I asked Alexis how she finds fulfillment in jobs that seem to be on the two extremes of the scale.

“I’m a generalist. I’ve always been and always will be. My strengths are understanding complex organizations and managing people. I think people get stuck trying to figure out their purpose in life instead of just paying attention to what they are doing and making the most of it. I’ve loved most of my jobs and if I didn’t, I quit. I love what I do now. If you are obsessed with finding the one thing you’re supposed to do, I doubt that you ever will.”

That reminded me of my own not quite conventional career path. I worked as a cleaner and a babysitter when I was 20. I studied economics and human resources at college. I worked as an English teacher, started a few online ventures and am working in online marketing at the moment. Some might think that makes me a quitter, others would say I’m a multipotentialite or a generalist as Alexis put it.

Multipotentialites are characterized by the need for doing several, often very different things at the same time or switching careers or projects every few years.
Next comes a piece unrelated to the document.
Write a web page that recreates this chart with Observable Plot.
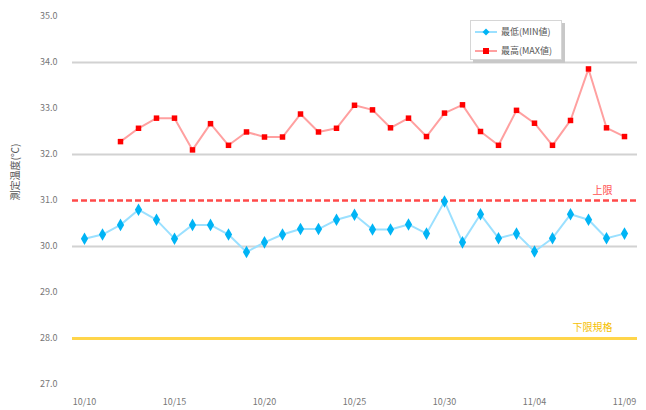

The biggest difference between specialists and multipotentialites is that when a specialist gets really good at his field, he or she feels motivated to invest more and get even better. When we multipotentialites get good at something, we get bored. There is no challenge anymore, so we start something new.
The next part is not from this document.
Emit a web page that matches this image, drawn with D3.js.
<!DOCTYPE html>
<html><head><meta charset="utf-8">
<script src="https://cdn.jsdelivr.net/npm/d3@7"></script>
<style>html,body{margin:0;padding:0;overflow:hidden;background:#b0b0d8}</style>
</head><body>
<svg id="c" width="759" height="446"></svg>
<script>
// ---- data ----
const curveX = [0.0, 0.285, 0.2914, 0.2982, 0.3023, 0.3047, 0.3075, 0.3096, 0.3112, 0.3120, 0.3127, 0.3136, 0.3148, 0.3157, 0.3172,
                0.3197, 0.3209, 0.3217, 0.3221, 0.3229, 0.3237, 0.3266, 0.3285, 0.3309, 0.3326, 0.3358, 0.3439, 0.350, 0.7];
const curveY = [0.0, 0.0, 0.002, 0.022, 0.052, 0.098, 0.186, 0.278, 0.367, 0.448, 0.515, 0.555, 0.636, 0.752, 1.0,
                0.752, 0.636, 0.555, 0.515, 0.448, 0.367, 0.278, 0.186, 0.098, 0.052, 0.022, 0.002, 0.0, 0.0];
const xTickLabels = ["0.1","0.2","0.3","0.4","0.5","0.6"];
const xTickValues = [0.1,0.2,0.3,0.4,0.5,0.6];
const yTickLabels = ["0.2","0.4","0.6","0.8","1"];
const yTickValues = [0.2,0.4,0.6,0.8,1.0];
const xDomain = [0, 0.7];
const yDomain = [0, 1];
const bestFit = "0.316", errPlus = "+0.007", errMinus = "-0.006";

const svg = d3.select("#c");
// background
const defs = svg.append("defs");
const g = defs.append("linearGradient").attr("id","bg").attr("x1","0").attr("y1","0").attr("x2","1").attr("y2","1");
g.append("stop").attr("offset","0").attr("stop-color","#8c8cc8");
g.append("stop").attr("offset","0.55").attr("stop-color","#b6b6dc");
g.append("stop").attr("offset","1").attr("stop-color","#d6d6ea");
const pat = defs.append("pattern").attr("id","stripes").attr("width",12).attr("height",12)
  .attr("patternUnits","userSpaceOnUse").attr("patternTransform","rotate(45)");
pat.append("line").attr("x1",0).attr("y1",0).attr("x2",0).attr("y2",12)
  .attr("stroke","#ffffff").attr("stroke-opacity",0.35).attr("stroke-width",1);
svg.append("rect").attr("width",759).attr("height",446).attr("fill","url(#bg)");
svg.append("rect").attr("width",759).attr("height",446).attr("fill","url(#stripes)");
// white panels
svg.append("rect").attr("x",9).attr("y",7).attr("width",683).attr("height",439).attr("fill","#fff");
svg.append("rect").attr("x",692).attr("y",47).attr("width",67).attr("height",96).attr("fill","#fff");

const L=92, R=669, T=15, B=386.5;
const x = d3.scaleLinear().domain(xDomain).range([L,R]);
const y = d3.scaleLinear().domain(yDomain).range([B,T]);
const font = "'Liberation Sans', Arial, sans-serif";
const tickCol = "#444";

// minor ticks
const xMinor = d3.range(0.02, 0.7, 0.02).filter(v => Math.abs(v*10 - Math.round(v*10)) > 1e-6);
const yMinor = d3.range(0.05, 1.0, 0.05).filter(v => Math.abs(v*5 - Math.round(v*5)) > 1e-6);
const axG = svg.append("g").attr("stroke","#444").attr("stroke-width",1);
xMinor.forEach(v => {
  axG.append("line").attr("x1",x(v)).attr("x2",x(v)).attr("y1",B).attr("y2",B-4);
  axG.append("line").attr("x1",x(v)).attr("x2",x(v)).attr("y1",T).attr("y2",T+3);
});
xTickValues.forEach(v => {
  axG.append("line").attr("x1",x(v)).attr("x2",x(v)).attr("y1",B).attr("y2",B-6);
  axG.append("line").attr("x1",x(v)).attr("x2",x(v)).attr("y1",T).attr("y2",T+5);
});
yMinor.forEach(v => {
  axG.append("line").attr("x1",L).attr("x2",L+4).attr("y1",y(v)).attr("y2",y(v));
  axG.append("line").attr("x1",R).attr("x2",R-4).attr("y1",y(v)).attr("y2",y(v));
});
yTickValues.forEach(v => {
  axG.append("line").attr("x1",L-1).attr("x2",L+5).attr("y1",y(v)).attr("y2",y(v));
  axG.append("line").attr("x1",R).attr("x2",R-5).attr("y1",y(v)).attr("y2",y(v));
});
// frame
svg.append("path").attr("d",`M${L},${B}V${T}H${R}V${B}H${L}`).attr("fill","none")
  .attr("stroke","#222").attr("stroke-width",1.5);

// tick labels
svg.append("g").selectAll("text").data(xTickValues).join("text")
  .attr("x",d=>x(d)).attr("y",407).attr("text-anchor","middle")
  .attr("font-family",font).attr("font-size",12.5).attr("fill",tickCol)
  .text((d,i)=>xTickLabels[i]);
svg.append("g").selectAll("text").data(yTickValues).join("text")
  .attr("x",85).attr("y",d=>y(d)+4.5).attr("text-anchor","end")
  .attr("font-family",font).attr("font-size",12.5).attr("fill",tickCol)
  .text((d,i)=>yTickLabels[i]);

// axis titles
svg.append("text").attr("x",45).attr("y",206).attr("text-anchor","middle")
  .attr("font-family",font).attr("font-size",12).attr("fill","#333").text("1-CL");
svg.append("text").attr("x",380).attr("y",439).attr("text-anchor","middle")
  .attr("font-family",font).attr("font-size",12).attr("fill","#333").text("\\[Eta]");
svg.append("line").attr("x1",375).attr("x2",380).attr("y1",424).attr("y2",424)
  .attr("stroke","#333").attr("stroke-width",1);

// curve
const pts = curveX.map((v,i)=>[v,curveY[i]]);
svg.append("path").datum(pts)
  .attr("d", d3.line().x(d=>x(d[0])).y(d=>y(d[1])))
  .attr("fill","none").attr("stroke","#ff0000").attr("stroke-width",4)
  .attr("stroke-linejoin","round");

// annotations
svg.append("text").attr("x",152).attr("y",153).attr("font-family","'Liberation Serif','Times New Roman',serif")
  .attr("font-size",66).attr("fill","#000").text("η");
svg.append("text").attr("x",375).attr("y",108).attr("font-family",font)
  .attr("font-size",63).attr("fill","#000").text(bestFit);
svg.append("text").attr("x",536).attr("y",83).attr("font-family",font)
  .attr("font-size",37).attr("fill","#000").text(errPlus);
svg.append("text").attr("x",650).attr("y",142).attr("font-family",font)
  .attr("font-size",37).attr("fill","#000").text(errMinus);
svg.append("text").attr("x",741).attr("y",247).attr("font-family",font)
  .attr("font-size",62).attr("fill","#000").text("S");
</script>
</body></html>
The world today still favours specialists. The more experience you have in any one field, the more money you make. Switching professions or even starting a business in a new field is financially discouraged, which is one of the reasons why 70% of employees stick with a job they hate.

But there is a shift taking place.

As we go deeper into the information age and leave the industrial era behind, new opportunities open up for those who understand many different fields. The way Alexis moves between worlds and utilizes her multidisciplinary experience is a great real life example.
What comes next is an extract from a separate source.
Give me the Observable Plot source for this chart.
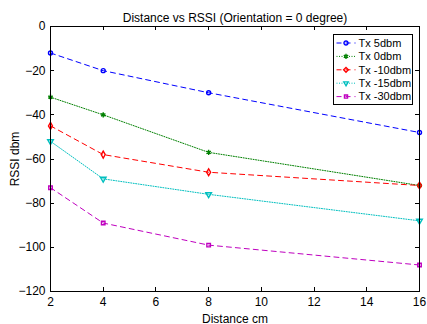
<!DOCTYPE html>
<html><head><meta charset="utf-8">
<script src="https://cdn.jsdelivr.net/npm/d3@7"></script>
<script src="https://cdn.jsdelivr.net/npm/@observablehq/plot@0.6"></script>
<style>
body{margin:0;background:#fff}
svg{font-family:"Liberation Sans",Arial,sans-serif}
</style>
</head><body><div id="chart"></div>
<script>
const distances = [2, 4, 8, 16];
const seriesNames = ["Tx 5dbm", "Tx 0dbm", "Tx -10dbm", "Tx -15dbm", "Tx -30dbm"];
const tx5 = [-12, -20, -30, -48];
const tx0 = [-32, -40, -57, -72];
const txm10 = [-45, -58, -66, -72];
const txm15 = [-52, -69, -76, -88];
const txm30 = [-73, -89, -99, -108];
const xTicks = [2, 4, 6, 8, 10, 12, 14, 16];
const yTicks = [0, -20, -40, -60, -80, -100, -120];
const titleText = "Distance vs RSSI (Orientation = 0 degree)";
const xLabel = "Distance cm";
const yLabel = "RSSI dbm";

const styles = [
  {color: "#0000ff", dash: "5,4", symbol: "circle", fill: "none", rotate: 0, r: 2},
  {color: "#008000", dash: "1,1.5", symbol: "asterisk", fill: "#008000", rotate: 0, r: 2.4},
  {color: "#ff0000", dash: "5,4", symbol: "diamond", fill: "none", rotate: 0, r: 2.1},
  {color: "#00bfbf", dash: "1,1.5", symbol: "triangle", fill: "none", rotate: 180, r: 2.1},
  {color: "#bf00bf", dash: "5,4", symbol: "square", fill: "none", rotate: 0, r: 2}
];
const allValues = [tx5, tx0, txm10, txm15, txm30];
const series = seriesNames.map((name, i) => ({
  name, style: styles[i],
  data: distances.map((d, j) => ({x: d, y: allValues[i][j]}))
}));

const marks = [];
series.forEach(s => {
  marks.push(Plot.line(s.data, {x: "x", y: "y", stroke: s.style.color, strokeWidth: 1, strokeDasharray: s.style.dash}));
  marks.push(Plot.dot(s.data, {x: "x", y: "y", stroke: s.style.color, fill: s.style.fill, symbol: s.style.symbol, r: s.style.r, rotate: s.style.rotate, strokeWidth: 1.4}));
});

const plot = Plot.plot({
  width: 427, height: 324,
  marginLeft: 50, marginRight: 8, marginTop: 26, marginBottom: 33,
  style: {fontFamily: '"Liberation Sans", Arial, sans-serif', fontSize: "12px", background: "#fff", color: "#000"},
  x: {domain: [2, 16]},
  y: {domain: [-120, 0]},
  marks: [
    Plot.axisX(xTicks, {tickSize: 0, tickPadding: 6, label: xLabel, labelAnchor: "center", labelArrow: "none", labelOffset: 31, fontSize: 12}),
    Plot.axisY(yTicks, {tickSize: 0, tickPadding: 5, label: yLabel, labelAnchor: "center", labelArrow: "none", labelOffset: 40, fontSize: 12}),
    ...marks,
    Plot.frame({stroke: "#000", strokeWidth: 1}),
    Plot.text([titleText], {frameAnchor: "top", dy: -13, fontSize: 12, fill: "#000"})
  ]
});

// inward ticks on all four sides
const sx = plot.scale("x"), sy = plot.scale("y");
const svg = d3.select(plot.tagName === "svg" ? plot : plot.querySelector("svg"));
const L = 50, R = 427 - 8, T = 26, B = 324 - 33, tl = 4;
const g = svg.append("g").attr("stroke", "#000").attr("stroke-width", 1);
xTicks.forEach(v => {
  const px = Math.round(sx.apply(v)) + 0.5;
  g.append("line").attr("x1", px).attr("x2", px).attr("y1", B).attr("y2", B - tl);
  g.append("line").attr("x1", px).attr("x2", px).attr("y1", T).attr("y2", T + tl);
});
yTicks.forEach(v => {
  const py = Math.round(sy.apply(v)) + 0.5;
  g.append("line").attr("x1", L).attr("x2", L + tl).attr("y1", py).attr("y2", py);
  g.append("line").attr("x1", R).attr("x2", R - tl).attr("y1", py).attr("y2", py);
});

// legend
const lg = svg.append("g").attr("transform", "translate(333.5,34.5)");
lg.append("rect").attr("width", 79).attr("height", 70).attr("fill", "#fff").attr("stroke", "#000").attr("stroke-width", 1);
const symMap = {circle: d3.symbolCircle, asterisk: d3.symbolAsterisk, diamond: d3.symbolDiamond2, triangle: d3.symbolTriangle2, square: d3.symbolSquare2};
const sizes = {circle: 13, asterisk: 18, diamond: 14, triangle: 14, square: 12};
series.forEach((s, i) => {
  const y = 8.5 + i * 13.4;
  const row = lg.append("g").attr("transform", `translate(0,${y})`);
  row.append("line").attr("x1", 3).attr("x2", 22).attr("y1", 0).attr("y2", 0)
    .attr("stroke", s.style.color).attr("stroke-dasharray", s.style.dash).attr("stroke-width", 1);
  row.append("path").attr("d", d3.symbol(symMap[s.style.symbol], sizes[s.style.symbol])())
    .attr("transform", `translate(12.5,0) rotate(${s.style.rotate})`)
    .attr("stroke", s.style.color).attr("fill", s.style.fill).attr("stroke-width", 1.4);
  row.append("text").attr("x", 25).attr("y", 0).attr("dy", "0.35em")
    .attr("font-size", 11).attr("text-anchor", "start").attr("fill", "#000").text(s.name);
});

document.getElementById("chart").append(plot);
</script>
</body></html>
So to circle back to our original question of how to find your purpose, it looks like the answer is you don’t have to. Just let it emerge. Try many different things and stick with the ones that make you come alive.

But don’t feel lost or unhappy because you haven’t found your purpose yet.  Avoid analysis paralysis by doing things you like.

This would be a good place to end this post, but there is still something important to be said.

We tend to mistake the concept of our purpose in life for a project, a job or profession.

Our purpose is not something we do, but it’s why we do everything. It’s the highest level view over all the things we do in life. It’s the one theme that all of one’s jobs, hobbies and businesses have in common. So if you’re looking for your purpose, try to find this one thing that is behind everything you do.

Some people say their purpose is to serve, others say it is to love or to be compassionate and mindful. These are all legitimate and noble ideas to aspire for.

But if we take a step back and look at life in general and ask what the ultimate purpose of life is, the only intelligent answer is that it has no purpose. Life just happens if certain conditions are met.

Another way of saying the same thing is that the purpose of life is life itself. And the purpose of your life as an individual is to live life and experience it.

I derive my own purpose from that. I’m here on this planet to explore and experience life. I have an inherent desire to know the unknown, to see the unseen and to keep pushing my limits. These are the driving forces behind everything I do.

You may come to a very different conclusion about your purpose in life, but the point is:

If you’re struggling with finding the one thing you’re supposed to do, it’s probably because there isn’t one. There are more.

Don’t let social expectations turn you into an unfulfilled specialist if you’re a multipotentialite at heart.

I thank Alexis Vaughn for the inspiration and wish you all an adventurous New Year.